Anyway, once Mark confirms Geyer's flashforward with Jerome Murphy's, he's pretty much committed to giving a Nazi a full pardon and a "Welcome to America!" button. And after he does, Geyer's exciting new information: he saw a bunch of dead crows in the prison courtyard. Janis speaks for us all with, "What the hell does this have to do with the Kabbalah and 137 seconds?" And Geyer reminds us all why Nazis are evil when he chortles, "Nothing! I have no idea why the blackout lasted 137 seconds." Mark somehow seems shocked that a Nazi might have been deceptive. On the plus side: this crow thing might turn out to be a lead.
And he continues playing a little fast-and-loose with the law, helping Aaron get an order to exhume what were allegedly his daughter's remains. He had been hoping the remains in Traci's grave weren't hers, but alas, testing shows they were.
The show ends, fittingly enough, with FBI Boss Dude Courtney B. Vance giving a truly awesome eulogy for eight fallen agents. And with a bunch of crows falling dead around a mysterious tower in Somalia.
Want more? The full recap starts right below!The episode begins with Demetri having his conversation with Agent Shoreh Aghdashloo, per the show conventions of endlessly repeating all that has gone before. We re-establish that he's going to be murdered on March 15, 2010, and learn that Demetri will die courtesy of three shots to the chest. Agent Aghdashloo says, "My hope is by telling you what I know, you will be able to prevent your murder from happening." You and me both, lady. She hangs up, and Demetri's left to flip out alone in a parking garage.
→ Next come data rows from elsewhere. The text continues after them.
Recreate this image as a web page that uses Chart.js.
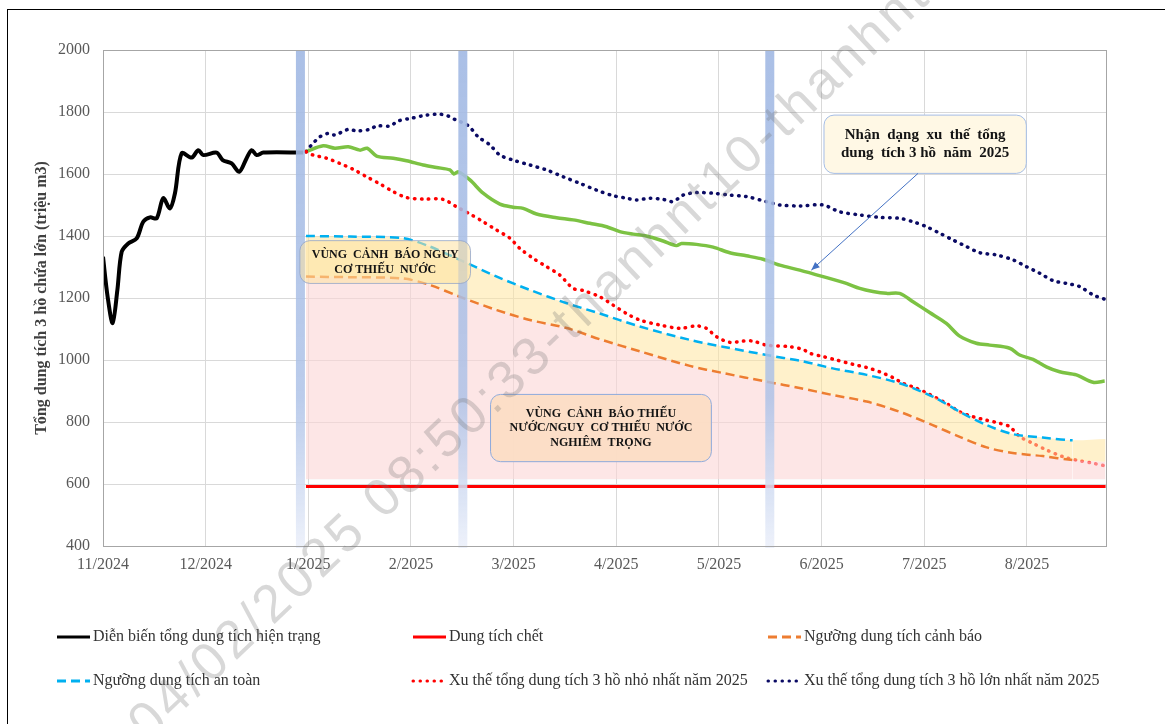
<!DOCTYPE html>
<html>
<head>
<meta charset="utf-8">
<script src="https://cdn.jsdelivr.net/npm/chart.js@4"></script>
<style>
  html, body { margin: 0; padding: 0; background: #fff; }
  #wrap { position: relative; width: 1165px; height: 724px; overflow: hidden; }
  #frame { position: absolute; left: 7px; top: 9px; right: -2px; bottom: -2px;
           border-top: 1.5px solid #000; border-left: 1.5px solid #000; pointer-events: none; }
</style>
</head>
<body>
<div id="wrap">
  <canvas id="chart" width="1165" height="724"></canvas>
  <div id="frame"></div>
</div>
<script>
// trục hoành: x = số tháng tính từ 11/2024
const monthLabels = ['11/2024', '12/2024', '1/2025', '2/2025', '3/2025', '4/2025', '5/2025', '6/2025', '7/2025', '8/2025'];
const xMax = 9.77;

// Diễn biến tổng dung tích hiện trạng
const actualX = [0, 0.045, 0.094, 0.14, 0.182, 0.246, 0.328, 0.392, 0.458, 0.523, 0.587, 0.652, 0.701, 0.766, 0.864, 0.928, 0.977, 1.107, 1.166, 1.253, 1.327, 1.399, 1.448, 1.497, 1.561, 1.95];
const actualY = [1333, 1204, 1119, 1226, 1349, 1376, 1392, 1446, 1460, 1457, 1522, 1489, 1538, 1667, 1653, 1677, 1661, 1669, 1645, 1634, 1607, 1651, 1677, 1661, 1669, 1669];

// Dung tích chết
const deadX = [1.977, 9.766];
const deadY = [592, 592];

// Ngưỡng an toàn / cảnh báo (cùng mốc x)
const thresholdX = [1.977, 2.405, 2.921, 3.184, 3.476, 3.836, 4.158, 4.518, 4.839, 5.229, 5.716, 6.037, 6.465, 6.797, 7.108, 7.439, 7.760, 8.082, 8.345, 8.607, 8.861, 9.153, 9.445, 9.766];
const safeY = [1400, 1398, 1393, 1366, 1323, 1269, 1226, 1183, 1150, 1108, 1065, 1043, 1016, 997, 973, 952, 925, 882, 833, 790, 761, 750, 741, 745];
const warnY = [1269, 1267, 1263, 1242, 1204, 1161, 1129, 1103, 1067, 1028, 981, 958, 930, 909, 887, 866, 833, 790, 752, 718, 700, 690, 677, 672];
const zoneBase = 615;

// Xu thế nhỏ nhất năm 2025
const minX = [1.977, 2.048, 2.178, 2.308, 2.437, 2.568, 2.697, 2.827, 2.957, 3.119, 3.314, 3.444, 3.574, 3.703, 3.834, 3.963, 4.060, 4.190, 4.320, 4.450, 4.579, 4.677, 4.839, 4.969, 5.099, 5.229, 5.424, 5.619, 5.781, 5.878, 5.976, 6.105, 6.235, 6.332, 6.462, 6.690, 6.819, 6.884, 7.014, 7.144, 7.306, 7.436, 7.565, 7.695, 7.792, 7.923, 8.052, 8.215, 8.345, 8.474, 8.605, 8.734, 8.832, 8.929, 9.059, 9.189, 9.351, 9.481, 9.643, 9.757];
const minY = [1672, 1661, 1651, 1634, 1615, 1591, 1568, 1543, 1524, 1519, 1518, 1494, 1471, 1446, 1419, 1393, 1360, 1328, 1301, 1274, 1231, 1224, 1204, 1177, 1150, 1129, 1113, 1102, 1110, 1102, 1075, 1057, 1061, 1061, 1048, 1043, 1034, 1022, 1011, 1000, 986, 976, 962, 943, 925, 909, 889, 860, 833, 817, 806, 796, 785, 753, 731, 710, 688, 677, 667, 659];

// Xu thế lớn nhất năm 2025
const maxX = [1.977, 2.032, 2.113, 2.194, 2.259, 2.389, 2.470, 2.600, 2.665, 2.795, 2.875, 3.006, 3.152, 3.281, 3.362, 3.427, 3.557, 3.654, 3.768, 3.866, 3.995, 4.158, 4.320, 4.482, 4.644, 4.807, 4.969, 5.099, 5.197, 5.326, 5.456, 5.553, 5.650, 5.781, 5.943, 6.105, 6.268, 6.462, 6.592, 6.787, 7.014, 7.176, 7.371, 7.566, 7.760, 7.890, 8.021, 8.150, 8.280, 8.410, 8.540, 8.702, 8.864, 8.994, 9.124, 9.254, 9.384, 9.513, 9.643, 9.757];
const maxY = [1672, 1694, 1720, 1731, 1726, 1744, 1739, 1744, 1755, 1755, 1771, 1780, 1790, 1793, 1787, 1776, 1756, 1720, 1694, 1661, 1645, 1629, 1613, 1591, 1570, 1548, 1530, 1522, 1516, 1522, 1518, 1511, 1532, 1540, 1538, 1532, 1527, 1511, 1500, 1497, 1500, 1478, 1468, 1460, 1457, 1446, 1430, 1409, 1387, 1366, 1346, 1339, 1323, 1301, 1280, 1256, 1247, 1237, 1210, 1196];

// Xu thế tổng dung tích 3 hồ năm 2025 (đường xanh lá)
const trendX = [1.977, 2.145, 2.259, 2.389, 2.502, 2.574, 2.665, 2.827, 2.957, 3.119, 3.249, 3.379, 3.418, 3.460, 3.574, 3.703, 3.866, 3.995, 4.093, 4.223, 4.418, 4.579, 4.742, 4.905, 5.034, 5.164, 5.294, 5.456, 5.586, 5.635, 5.781, 5.943, 6.105, 6.268, 6.429, 6.592, 6.787, 7.014, 7.241, 7.371, 7.500, 7.631, 7.760, 7.890, 8.052, 8.215, 8.345, 8.507, 8.637, 8.832, 8.929, 9.059, 9.189, 9.318, 9.481, 9.643, 9.757];
const trendY = [1672, 1691, 1683, 1688, 1677, 1683, 1658, 1651, 1643, 1629, 1621, 1613, 1600, 1607, 1581, 1538, 1503, 1493, 1489, 1471, 1459, 1452, 1441, 1430, 1414, 1406, 1400, 1384, 1369, 1376, 1373, 1364, 1346, 1336, 1325, 1306, 1290, 1269, 1247, 1231, 1221, 1215, 1215, 1188, 1153, 1118, 1077, 1054, 1048, 1038, 1016, 1002, 978, 962, 952, 928, 932];

// vạch phân đoạn và ghi chú
const separatorMonths = [1.923, 3.505, 6.495];
const notes = [
  { x0: 1.918, x1: 3.58, y0: 1385, y1: 1247, lines: ['VÙNG  CẢNH  BÁO NGUY', 'CƠ THIẾU  NƯỚC'],
    fill: 'rgba(253,226,160,0.55)', stroke: 'rgba(140,160,200,0.75)', size: 12, gap: 15 },
  { x0: 3.775, x1: 5.926, y0: 889, y1: 672, lines: ['VÙNG  CẢNH  BÁO THIẾU', 'NƯỚC/NGUY  CƠ THIẾU  NƯỚC', 'NGHIÊM  TRỌNG'],
    fill: 'rgba(252,221,196,0.92)', stroke: '#8eaadb', size: 12, gap: 14.5 },
  { x0: 7.023, x1: 8.994, y0: 1790, y1: 1602, lines: ['Nhận  dạng  xu  thế  tổng', 'dung  tích 3 hồ  năm  2025'],
    fill: '#fff8e5', stroke: '#a4bde6', size: 15, gap: 18 }
];
const arrowFrom = { x: 7.939, y: 1602 };
const arrowTo = { x: 6.90, y: 1290 };

const pts = (xs, ys) => xs.map((x, i) => ({ x: x, y: ys[i] }));
const serif = '"Liberation Serif", "Times New Roman", serif';
Chart.defaults.font.family = serif;

const dotted = [0.5, 6.5];
const dashed = [9, 5];
const hideLast = n => ctx => ctx.p1DataIndex === n - 1 ? 'rgba(0,0,0,0)' : undefined;

const separators = {
  id: 'separators',
  afterDatasetsDraw(chart) {
    const { ctx, chartArea, scales: { x } } = chart;
    separatorMonths.forEach(m => {
      const cx = x.getPixelForValue(m);
      const g = ctx.createLinearGradient(0, chartArea.top, 0, chartArea.bottom);
      g.addColorStop(0, 'rgba(163,186,228,0.92)');
      g.addColorStop(0.7, 'rgba(172,193,231,0.82)');
      g.addColorStop(1, 'rgba(236,240,250,0.92)');
      ctx.save();
      ctx.fillStyle = g;
      ctx.fillRect(cx - 4.5, chartArea.top, 9, chartArea.bottom - chartArea.top + 2);
      ctx.restore();
    });
  }
};

function roundRect(ctx, x, y, w, h, r) {
  ctx.beginPath();
  ctx.moveTo(x + r, y);
  ctx.arcTo(x + w, y, x + w, y + h, r);
  ctx.arcTo(x + w, y + h, x, y + h, r);
  ctx.arcTo(x, y + h, x, y, r);
  ctx.arcTo(x, y, x + w, y, r);
  ctx.closePath();
}

const annotations = {
  id: 'annotations',
  afterDraw(chart) {
    const { ctx, scales: { x, y }, chartArea } = chart;
    // khung vùng vẽ
    ctx.save();
    ctx.strokeStyle = '#a6a6a6';
    ctx.lineWidth = 1;
    ctx.strokeRect(chartArea.left + 0.5, chartArea.top + 0.5, chartArea.right - chartArea.left, chartArea.bottom - chartArea.top);
    ctx.restore();

    notes.forEach(n => {
      const l = x.getPixelForValue(n.x0), r = x.getPixelForValue(n.x1);
      const t = y.getPixelForValue(n.y0), b = y.getPixelForValue(n.y1);
      ctx.save();
      roundRect(ctx, l, t, r - l, b - t, 10);
      ctx.fillStyle = n.fill;
      ctx.fill();
      ctx.strokeStyle = n.stroke;
      ctx.lineWidth = 1;
      ctx.stroke();
      ctx.fillStyle = '#141414';
      ctx.font = 'bold ' + n.size + 'px ' + serif;
      ctx.textAlign = 'center';
      ctx.textBaseline = 'middle';
      const cy = (t + b) / 2 - (n.lines.length - 1) * n.gap / 2;
      n.lines.forEach((s, i) => ctx.fillText(s, (l + r) / 2, cy + i * n.gap));
      ctx.restore();
    });

    // mũi tên
    const x1 = x.getPixelForValue(arrowFrom.x), y1 = y.getPixelForValue(arrowFrom.y);
    const x2 = x.getPixelForValue(arrowTo.x), y2 = y.getPixelForValue(arrowTo.y);
    const a = Math.atan2(y2 - y1, x2 - x1);
    ctx.save();
    ctx.strokeStyle = '#4472c4';
    ctx.fillStyle = '#4472c4';
    ctx.lineWidth = 1;
    ctx.beginPath(); ctx.moveTo(x1, y1); ctx.lineTo(x2, y2); ctx.stroke();
    ctx.beginPath();
    ctx.moveTo(x2, y2);
    ctx.lineTo(x2 - 9 * Math.cos(a - 0.4), y2 - 9 * Math.sin(a - 0.4));
    ctx.lineTo(x2 - 9 * Math.cos(a + 0.4), y2 - 9 * Math.sin(a + 0.4));
    ctx.closePath(); ctx.fill();
    ctx.restore();

    // chú giải
    const cols = [57, 413, 768], rows = [637, 681];
    chart.data.datasets.forEach((ds, i) => {
      if (ds.noLegend) return;
      const lx = cols[i % 3], ly = rows[Math.floor(i / 3)];
      ctx.save();
      ctx.strokeStyle = ds.borderColor;
      ctx.lineWidth = 3;
      ctx.lineCap = ds.borderCapStyle || 'butt';
      ctx.setLineDash(ds.borderDash || []);
      ctx.beginPath(); ctx.moveTo(lx, ly); ctx.lineTo(lx + 33, ly); ctx.stroke();
      ctx.setLineDash([]);
      ctx.fillStyle = '#333';
      ctx.font = '16px ' + serif;
      ctx.textBaseline = 'middle';
      ctx.fillText(ds.label, lx + 36, ly);
      ctx.restore();
    });

    // dấu nước
    ctx.save();
    ctx.translate(150, 722);
    ctx.rotate(-43.5 * Math.PI / 180);
    ctx.font = '53px "Liberation Sans", sans-serif';
    ctx.letterSpacing = '4px';
    ctx.fillStyle = 'rgba(110,110,110,0.27)';
    ctx.textBaseline = 'middle';
    ctx.fillText('04/02/2025 08:50:33-thanhnt10-thanhnt10', -16, 0);
    ctx.restore();
  }
};

new Chart(document.getElementById('chart').getContext('2d'), {
  type: 'line',
  data: {
    datasets: [
      { label: 'Diễn biến tổng dung tích hiện trạng', data: pts(actualX, actualY),
        borderColor: '#000000', borderWidth: 4, tension: 0.3 },
      { label: 'Dung tích chết', data: pts(deadX, deadY),
        borderColor: '#ff0000', borderWidth: 3 },
      { label: 'Ngưỡng dung tích cảnh báo', data: pts(thresholdX, warnY),
        borderColor: '#ed7d31', borderWidth: 2.5, borderDash: dashed, tension: 0.3,
        segment: { borderColor: hideLast(warnY.length) },
        fill: { target: { value: zoneBase }, above: 'rgba(251,214,214,0.6)' } },
      { label: 'Ngưỡng dung tích an toàn', data: pts(thresholdX, safeY),
        borderColor: '#00b0f0', borderWidth: 2.5, borderDash: dashed, tension: 0.3,
        segment: { borderColor: hideLast(safeY.length) },
        fill: { target: 2, above: 'rgba(255,229,160,0.55)', below: 'rgba(255,229,160,0.55)' } },
      { label: 'Xu thế tổng dung tích 3 hồ nhỏ nhất năm 2025', data: pts(minX, minY),
        borderColor: '#ff0000', borderWidth: 3.5, borderDash: dotted, borderCapStyle: 'round', tension: 0.3 },
      { label: 'Xu thế tổng dung tích 3 hồ lớn nhất năm 2025', data: pts(maxX, maxY),
        borderColor: '#0a0a64', borderWidth: 3.5, borderDash: dotted, borderCapStyle: 'round', tension: 0.3 },
      { label: 'Tổng dung tích 3 hồ năm 2025', data: pts(trendX, trendY), noLegend: true,
        borderColor: '#7cc243', borderWidth: 3.5, tension: 0.3 }
    ]
  },
  options: {
    responsive: false,
    animation: false,
    devicePixelRatio: 1,
    elements: { point: { radius: 0 } },
    layout: { padding: { left: 32, top: 50, right: 59, bottom: 138 } },
    plugins: { legend: { display: false }, tooltip: { enabled: false } },
    scales: {
      x: {
        type: 'linear', min: 0, max: xMax,
        afterBuildTicks: s => { s.ticks = monthLabels.map((_, i) => ({ value: i })); },
        afterFit: s => { s.height = 40; },
        ticks: { callback: (v, i) => monthLabels[i], color: '#595959', font: { size: 16 },
                 padding: 9, maxRotation: 0, autoSkip: false },
        grid: { color: '#d9d9d9', drawTicks: false },
        border: { color: '#a6a6a6' }
      },
      y: {
        min: 400, max: 2000,
        afterFit: s => { s.width = 71; },
        ticks: { stepSize: 200, callback: v => String(v), color: '#595959', font: { size: 16 }, padding: 13 },
        grid: { color: '#d9d9d9', drawTicks: false },
        border: { color: '#a6a6a6' },
        title: { display: true, text: 'Tổng dung tích 3 hồ chứa lớn (triệu m3)', color: '#404040',
                 font: { size: 16, weight: 'bold' }, padding: 0 }
      }
    }
  },
  plugins: [separators, annotations]
});
</script>
</body>
</html>
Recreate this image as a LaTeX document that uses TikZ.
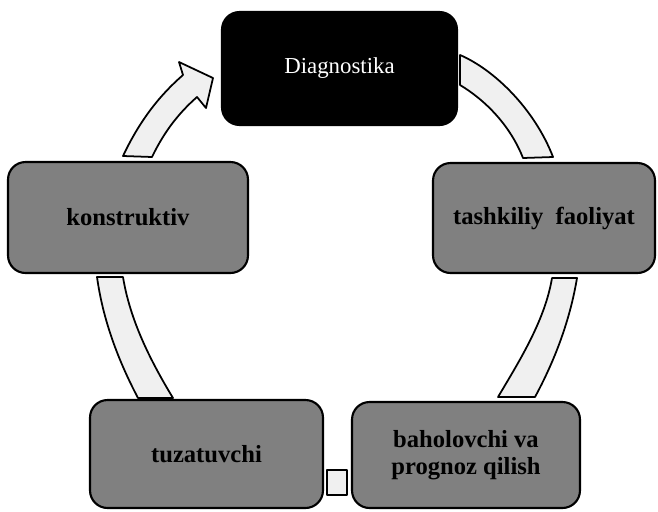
\documentclass[tikz,border=0pt]{standalone}
\usepackage{fontspec}
\setmainfont{Liberation Serif}
\usetikzlibrary{shapes,arrows,positioning}

\begin{document}
\begin{tikzpicture}[x=0.02cm, y=-0.02cm, thick]
    % Styles
    \tikzstyle{box} = [rectangle, rounded corners=0.35cm, draw, line width=1.2pt, fill=black!50, text centered, align=center, font=\bfseries\fontsize{14}{15}\selectfont]
    \tikzstyle{arr} = [draw, line width=1pt, fill=black!6, line join=round]
    \useasboundingbox (0,0) rectangle (658,511);

    % Nodes
    \node [box, fill=black, text=white, font=\fontsize{13}{15}\selectfont, minimum width=4.7cm, minimum height=2.26cm] (diag) at (339.5,68.5) {Diagnostika};
    \node [box, minimum width=4.8cm, minimum height=2.22cm] (konstr) at (128,217.5) {konstruktiv};
    \node [box, minimum width=4.44cm, minimum height=2.2cm] (tashkil) at (544,218) {tashkiliy\ \ faoliyat};
    \node [box, minimum width=4.66cm, minimum height=2.16cm] (tuzat) at (206.5,454) {tuzatuvchi};
    \node [box, minimum width=4.56cm, minimum height=2.12cm] (baho) at (466,455) {baholovchi va\\prognoz qilish};

    % Cycle arrows
    \path [arr] (123,156) .. controls (140,120) and (160,95) .. (183,75) -- (179,62) -- (213,78) -- (206,108) -- (197,97) .. controls (180,112) and (165,130) .. (152,157) -- cycle;
    \path [arr] (460,55) .. controls (495,70) and (535,110) .. (553,157) -- (523,158) .. controls (510,125) and (485,100) .. (460,85) -- cycle;
    \path [arr] (552,278) -- (577,278) .. controls (570,320) and (555,360) .. (535,397) -- (498,397) .. controls (520,360) and (545,320) .. (552,278) -- cycle;
    \path [arr] (97,277) -- (123,277) .. controls (130,320) and (150,360) .. (173,398) -- (138,398) .. controls (118,360) and (103,320) .. (97,277) -- cycle;
    \path [arr] (327,470) rectangle (347,495);

\end{tikzpicture}
\end{document}
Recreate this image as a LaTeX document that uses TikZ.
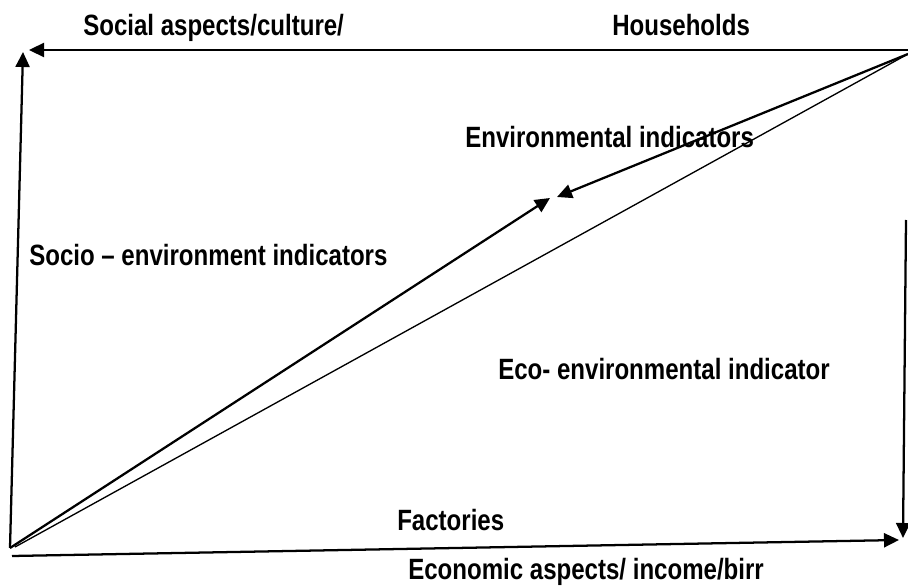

We then cut to an aged man with a cane taking his morning constitutional to a barbed-wire fence. He makes small talk with the guard who's pacing him on the other side, and we learn that Herr Geyer's flashforward consisted of "something that will release me from this hateful place." As the camera zooms back, the soundtrack music sounds uncomfortably like the background music on Prison Break -- it's okay if you don't recognize it -- and we get a caption telling us that Herr Geyer's incarcerated at Quale prison in Munich, Germany.
Several thousand miles to the west, Charlie is watching some dreadful morning cartoon that stars a pop-eyed girl and Squirrelio, and she's eating breakfast. Mark is watching her anxiously, but that's pretty much his default state these days. In the background, Olivia is still trying to raise the babysitter Nicole, who's surely off in the desert eating honey and locusts as she continues her God-sent-the-flashforwards-to-punish-me-for-bonking-on-my-boss's-couch trip. Anyway, Mark volunteers to pick up Charlie after school and take her to work. "We're sifting through blackout intel from Interpol and such. I'll welcome the distraction." Why make Charlie a distraction? Put her to work, I say. Children love pattern-matching games.
Aaron comes over right at that moment, and Mark lies about why Aaron's there -- why bother getting into the habit of telling Olivia the truth? -- and drags Aaron into his home office. Aaron points out, "If you want to prevent the future and save your marriage, the first step isn't keeping secrets from your wife." Alas, as is so often the case on TV, Aaron's words of sanity are completely overlooked. It turns out Aaron's here because Mark feels like talking about Charlie's flashforward -- again, a conversation he should perhaps be having with his good lady wife -- and then Mark flashes to his flashforward again (drink!). Aaron cuts through the bullshit with "You think whoever you're investigating will come after Charlie?" Well, sort of. Mark worries, "What if this whole investigation circles back on me?" Aaron says, "Father to father? I'll tell you what I'd do. If someone's out to hurt your family, the best thing to do is to catch them before they can. The world's changed. Maybe the rules need to change a little too. If it were up to me, I'd do whatever I had to do." Mark embraces this advice, since he so clearly doesn't need to talk to anyone at work who's ever dealt with the messy interstices between personal and professional obligations.